Colorado motor carriers operate under a layered federal-and-state regulatory
framework. The pieces matter, and they do not always talk to each other.
The Colorado Department of Transportation, CDOT, administers the
state highway system, manages oversize and overweight permitting, oversees the I-70
mountain-corridor chain-law and winter-closure structure, and coordinates the
inspection and enforcement work performed jointly with the Colorado State Patrol
commercial vehicle enforcement section. The
CDOT website
documents the permit portal, the seasonal route restrictions, the chain-law alert
system, and the pilot-car requirements that scale with load dimensions on heavy-haul
permits.
The Colorado Division of Insurance, the DOI within the Department
of Regulatory Agencies (DORA), regulates the private carriers writing commercial
auto, motor truck cargo, physical damage, general liability, and the adjacent lines
on Colorado-domiciled motor carriers, oversees rate and form filings, and handles
consumer complaints.
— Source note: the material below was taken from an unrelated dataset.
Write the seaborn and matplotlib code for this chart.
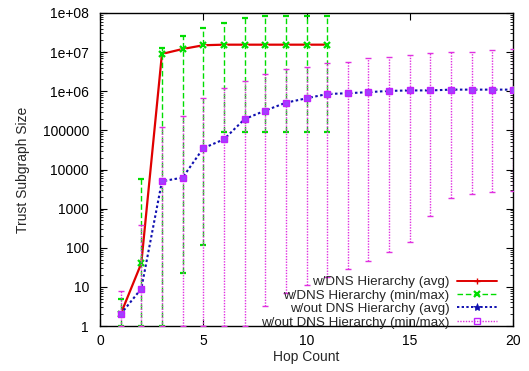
import numpy as np
import pandas as pd
import matplotlib
matplotlib.use("Agg")
import matplotlib.pyplot as plt
from matplotlib.lines import Line2D
import seaborn as sns
from matplotlib.ticker import FixedLocator, FixedFormatter, LogLocator, NullFormatter

# ---- data ----
hops_dns = [1, 2, 3, 4, 5, 6, 7, 8, 9, 10, 11]
dns_avg = [2, 40, 9e6, 1.2e7, 1.5e7, 1.55e7, 1.55e7, 1.55e7, 1.55e7, 1.55e7, 1.55e7]
dns_min = [1, 1, 1, 23, 117, 9e4, 9e4, 9e4, 9e4, 9e4, 9e4]
dns_max = [5, 5700, 1.3e7, 2.6e7, 4.2e7, 5.6e7, 7.5e7, 8.5e7, 8.5e7, 8.5e7, 8.5e7]

hops_nodns = list(range(1, 21))
nodns_avg = [2, 9, 5000, 6200, 35000, 59000, 1.94e5, 3.2e5, 5.1e5, 6.6e5,
             8.5e5, 8.9e5, 9.5e5, 1.02e6, 1.05e6, 1.05e6, 1.1e6, 1.1e6, 1.1e6, 1.1e6]
nodns_min = [1, 1, 1, 1, 1, 1, 1, 3.2, 7, 11,
             18, 28, 47, 80, 140, 660, 1900, 2300, 2700, 2900]
nodns_max = [8, 380, 1.2e5, 2.3e5, 6.8e5, 1.2e6, 1.8e6, 2.8e6, 3.7e6, 4.2e6,
             5.3e6, 5.6e6, 7e6, 7.6e6, 8.5e6, 9.6e6, 1e7, 1e7, 1.15e7, 1.2e7]

labels = ["w/DNS Hierarchy (avg)", "w/DNS Hierarchy (min/max)",
          "w/out DNS Hierarchy (avg)", "w/out DNS Hierarchy (min/max)"]
xticks = [0, 5, 10, 15, 20]
yticks = [1, 10, 100, 1000, 10000, 100000, 1e6, 1e7, 1e8]
ytick_labels = ["1", "10", "100", "1000", "10000", "100000", "1e+06", "1e+07", "1e+08"]

df_dns = pd.DataFrame({"hop": hops_dns, "avg": dns_avg, "lo": dns_min, "hi": dns_max})
df_nodns = pd.DataFrame({"hop": hops_nodns, "avg": nodns_avg, "lo": nodns_min, "hi": nodns_max})

sns.set_style("ticks")
plt.rcParams["font.family"] = ["Liberation Sans", "DejaVu Sans"]
FS = 10
LFS = 9.6

fig = plt.figure(figsize=(5.29, 3.71), dpi=100)
ax = fig.add_axes([100 / 529, 1 - 326 / 371, 413 / 529, 313 / 371])

RED = "#e00000"
GREEN = "#00dd00"
BLUE = "#1010b0"
MAG = "#e030e0"
SQ_FACE = "#a040ff"
SQ_EDGE = "#c020ff"

# red avg line
sns.lineplot(data=df_dns, x="hop", y="avg", ax=ax, color=RED, lw=1.6,
             marker="+", markersize=5, markeredgewidth=1.0, zorder=2, legend=False)
# green min/max error bars
ax.errorbar(df_dns["hop"], df_dns["avg"],
            yerr=[df_dns["avg"] - df_dns["lo"], df_dns["hi"] - df_dns["avg"]],
            fmt="x", color=GREEN, ecolor=GREEN, elinewidth=1.0, capsize=2.0,
            capthick=1.0, markersize=4.5, markeredgewidth=1.6,
            ls="none", zorder=3)
for lc in ax.containers[-1].lines[2]:
    lc.set_linestyle((0, (4, 2)))

# blue avg line
sns.lineplot(data=df_nodns, x="hop", y="avg", ax=ax, color=BLUE, lw=1.5,
             marker="*", markersize=6, markeredgewidth=0.5,
             linestyle=(0, (1.2, 1.2)), zorder=4, legend=False)
# magenta min/max error bars
ax.errorbar(df_nodns["hop"], df_nodns["avg"],
            yerr=[df_nodns["avg"] - df_nodns["lo"], df_nodns["hi"] - df_nodns["avg"]],
            fmt="s", color=MAG, ecolor=MAG, elinewidth=1.0, capsize=2.0,
            capthick=1.0, markersize=4.2, markerfacecolor=SQ_FACE,
            markeredgecolor=SQ_EDGE, markeredgewidth=1.0,
            ls="none", zorder=5)
for lc in ax.containers[-1].lines[2]:
    lc.set_linestyle((0, (1, 1)))

ax.set_yscale("log")
ax.set_xlim(0, 20)
ax.set_ylim(1, 1e8)
ax.xaxis.set_major_locator(FixedLocator(xticks))
ax.yaxis.set_major_locator(FixedLocator(yticks))
ax.yaxis.set_major_formatter(FixedFormatter(ytick_labels))
ax.yaxis.set_minor_locator(LogLocator(base=10, subs=np.arange(2, 10)))
ax.yaxis.set_minor_formatter(NullFormatter())
ax.tick_params(axis="both", which="both", direction="in", top=True, right=True,
               colors="black", labelsize=FS)
ax.tick_params(axis="y", which="major", length=5, width=0.8, pad=8)
ax.tick_params(axis="x", which="major", length=5, width=0.8, pad=6)
ax.tick_params(which="minor", length=2.5, width=0.6)
for s in ax.spines.values():
    s.set_linewidth(1.0)
    s.set_color("black")

ax.set_xlabel("Hop Count", fontsize=FS, labelpad=1)
ax.set_ylabel("Trust Subgraph Size", fontsize=FS, labelpad=9)

# legend (text then sample, right-aligned) in gnuplot style
handles = [
    Line2D([], [], color=RED, lw=1.4, marker="+", markersize=5, markeredgewidth=1.0),
    Line2D([], [], color=GREEN, lw=1.0, ls=(0, (4, 2)), marker="x", markersize=4.5,
           markeredgewidth=1.6),
    Line2D([], [], color=BLUE, lw=1.4, ls=(0, (1.2, 1.2)), marker="*", markersize=6,
           markeredgewidth=0.5),
    Line2D([], [], color=MAG, lw=1.0, ls=(0, (1, 1)), marker="s", markersize=4.2,
           markerfacecolor="none", markeredgecolor=SQ_EDGE, markeredgewidth=1.0),
]
leg = ax.legend(handles, labels, loc="lower right",
                bbox_to_anchor=(0.985, -0.038), frameon=False, markerfirst=False,
                handlelength=3.0, handletextpad=0.6, labelspacing=0.08,
                borderpad=0.2, fontsize=LFS)

fig.savefig("out.png", dpi=100)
The
Colorado DOI website
lists the licensed and surplus-lines-eligible carriers and the procedural rules for
rate and form filings.
The Colorado Division of Workers Compensation sits within the
Colorado Department of Labor and Employment and regulates workers compensation in
the state. Colorado is not a monopoly-fund state — private insurance carriers write
the standard workers compensation policy under Division of Workers Compensation
regulation. Multi-state interstate motor carriers with Colorado-domiciled drivers
and out-of-state drivers need the extraterritorial endorsements that carry coverage
across state lines, particularly for operations crossing into Wyoming, which is one
of four monopoly-fund states.
The federal layer — FMCSA financial responsibility under 49 CFR § 387, the BMC-91 and
BMC-91X filing forms, hours of service, driver qualification, drug and alcohol
testing, PHMSA hazmat placarding for the oilfield corridor and Commerce City
refinery footprint, and vehicle maintenance — applies on top of the Colorado state
framework. The
Federal Motor Carrier Safety Administration
publishes the financial responsibility regulations and the BMC filing forms that
every interstate Colorado motor carrier holds.